Give again only the lines beginning with the one that contains "Generate a component" and ending with the one that contains "const FS = 23.5;"; include both of those lines.

— BEGIN SUPPLIED DATA —

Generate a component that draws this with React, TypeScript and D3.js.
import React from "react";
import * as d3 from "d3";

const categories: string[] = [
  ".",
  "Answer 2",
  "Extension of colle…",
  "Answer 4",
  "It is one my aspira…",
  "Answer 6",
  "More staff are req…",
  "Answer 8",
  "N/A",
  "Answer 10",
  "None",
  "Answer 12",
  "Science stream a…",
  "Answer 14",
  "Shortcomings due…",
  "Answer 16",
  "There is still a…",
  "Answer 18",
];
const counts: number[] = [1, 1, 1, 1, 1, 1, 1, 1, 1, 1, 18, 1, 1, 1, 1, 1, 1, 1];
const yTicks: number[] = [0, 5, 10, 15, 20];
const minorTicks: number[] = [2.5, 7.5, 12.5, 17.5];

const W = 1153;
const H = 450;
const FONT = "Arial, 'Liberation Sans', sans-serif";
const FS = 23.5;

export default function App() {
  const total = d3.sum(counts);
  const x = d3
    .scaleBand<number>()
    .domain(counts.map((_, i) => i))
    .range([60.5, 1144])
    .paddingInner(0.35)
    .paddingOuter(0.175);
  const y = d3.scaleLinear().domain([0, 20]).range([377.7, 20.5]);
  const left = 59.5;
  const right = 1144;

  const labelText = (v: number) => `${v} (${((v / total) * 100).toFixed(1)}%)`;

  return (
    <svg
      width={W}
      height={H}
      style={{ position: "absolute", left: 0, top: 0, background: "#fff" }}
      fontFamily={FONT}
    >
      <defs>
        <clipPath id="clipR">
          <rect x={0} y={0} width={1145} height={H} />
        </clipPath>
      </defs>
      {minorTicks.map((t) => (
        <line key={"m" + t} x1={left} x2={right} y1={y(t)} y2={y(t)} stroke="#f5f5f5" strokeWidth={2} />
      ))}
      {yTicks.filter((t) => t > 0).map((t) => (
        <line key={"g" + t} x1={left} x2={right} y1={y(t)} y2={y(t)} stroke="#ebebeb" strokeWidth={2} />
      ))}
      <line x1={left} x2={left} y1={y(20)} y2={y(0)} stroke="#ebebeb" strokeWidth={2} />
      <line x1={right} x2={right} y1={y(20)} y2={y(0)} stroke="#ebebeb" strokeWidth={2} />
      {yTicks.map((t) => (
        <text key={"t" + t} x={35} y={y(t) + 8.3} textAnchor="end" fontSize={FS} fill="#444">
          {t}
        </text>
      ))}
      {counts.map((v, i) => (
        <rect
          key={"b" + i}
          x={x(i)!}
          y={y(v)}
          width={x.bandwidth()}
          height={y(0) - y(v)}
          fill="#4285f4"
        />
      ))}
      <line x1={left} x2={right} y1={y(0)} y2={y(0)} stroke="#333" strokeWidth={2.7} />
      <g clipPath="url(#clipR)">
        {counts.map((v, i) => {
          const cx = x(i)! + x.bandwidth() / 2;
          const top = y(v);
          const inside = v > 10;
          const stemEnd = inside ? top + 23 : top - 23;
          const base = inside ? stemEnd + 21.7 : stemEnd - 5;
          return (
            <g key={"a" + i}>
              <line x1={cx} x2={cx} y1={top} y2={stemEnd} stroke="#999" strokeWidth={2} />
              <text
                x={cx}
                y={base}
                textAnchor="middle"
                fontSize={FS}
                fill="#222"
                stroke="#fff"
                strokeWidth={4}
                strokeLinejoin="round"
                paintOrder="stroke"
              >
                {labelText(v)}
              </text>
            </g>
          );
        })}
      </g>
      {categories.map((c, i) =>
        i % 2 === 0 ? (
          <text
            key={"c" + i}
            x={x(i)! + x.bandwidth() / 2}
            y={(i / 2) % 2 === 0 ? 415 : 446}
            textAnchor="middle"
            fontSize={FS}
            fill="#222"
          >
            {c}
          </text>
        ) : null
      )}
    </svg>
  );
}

— END SUPPLIED DATA —
— BEGIN SUPPLIED DATA —

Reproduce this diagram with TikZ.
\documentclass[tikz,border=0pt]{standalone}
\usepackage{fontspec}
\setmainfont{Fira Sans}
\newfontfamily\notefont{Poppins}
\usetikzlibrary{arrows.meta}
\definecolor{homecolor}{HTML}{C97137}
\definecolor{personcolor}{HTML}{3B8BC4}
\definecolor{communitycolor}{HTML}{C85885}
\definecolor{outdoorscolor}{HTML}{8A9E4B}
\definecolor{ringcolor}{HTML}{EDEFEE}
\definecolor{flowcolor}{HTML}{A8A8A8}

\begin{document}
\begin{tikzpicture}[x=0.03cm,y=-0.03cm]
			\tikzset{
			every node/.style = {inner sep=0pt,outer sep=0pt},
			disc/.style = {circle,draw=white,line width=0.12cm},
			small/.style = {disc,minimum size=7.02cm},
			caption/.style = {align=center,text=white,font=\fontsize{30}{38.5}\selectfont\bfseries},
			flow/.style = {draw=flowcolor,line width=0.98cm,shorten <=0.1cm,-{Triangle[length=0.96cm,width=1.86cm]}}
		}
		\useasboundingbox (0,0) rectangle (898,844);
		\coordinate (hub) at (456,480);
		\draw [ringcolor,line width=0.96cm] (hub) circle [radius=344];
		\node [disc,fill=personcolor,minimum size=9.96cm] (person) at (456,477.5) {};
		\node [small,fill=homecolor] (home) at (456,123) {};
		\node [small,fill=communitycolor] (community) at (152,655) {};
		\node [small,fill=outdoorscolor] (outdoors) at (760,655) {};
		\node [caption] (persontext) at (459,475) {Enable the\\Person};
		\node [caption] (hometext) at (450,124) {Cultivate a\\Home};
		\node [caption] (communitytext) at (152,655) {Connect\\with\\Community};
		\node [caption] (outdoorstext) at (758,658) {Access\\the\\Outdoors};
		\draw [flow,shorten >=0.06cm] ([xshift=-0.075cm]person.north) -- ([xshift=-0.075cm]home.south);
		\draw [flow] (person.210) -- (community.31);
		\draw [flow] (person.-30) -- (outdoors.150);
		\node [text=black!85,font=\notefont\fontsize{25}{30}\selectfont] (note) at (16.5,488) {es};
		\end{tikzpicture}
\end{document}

— END SUPPLIED DATA —

### CORRECT RESPONSE
Generate a component that draws this with React, TypeScript and D3.js.
import React from "react";
import * as d3 from "d3";

const categories: string[] = [
  ".",
  "Answer 2",
  "Extension of colle…",
  "Answer 4",
  "It is one my aspira…",
  "Answer 6",
  "More staff are req…",
  "Answer 8",
  "N/A",
  "Answer 10",
  "None",
  "Answer 12",
  "Science stream a…",
  "Answer 14",
  "Shortcomings due…",
  "Answer 16",
  "There is still a…",
  "Answer 18",
];
const counts: number[] = [1, 1, 1, 1, 1, 1, 1, 1, 1, 1, 18, 1, 1, 1, 1, 1, 1, 1];
const yTicks: number[] = [0, 5, 10, 15, 20];
const minorTicks: number[] = [2.5, 7.5, 12.5, 17.5];

const W = 1153;
const H = 450;
const FONT = "Arial, 'Liberation Sans', sans-serif";
const FS = 23.5;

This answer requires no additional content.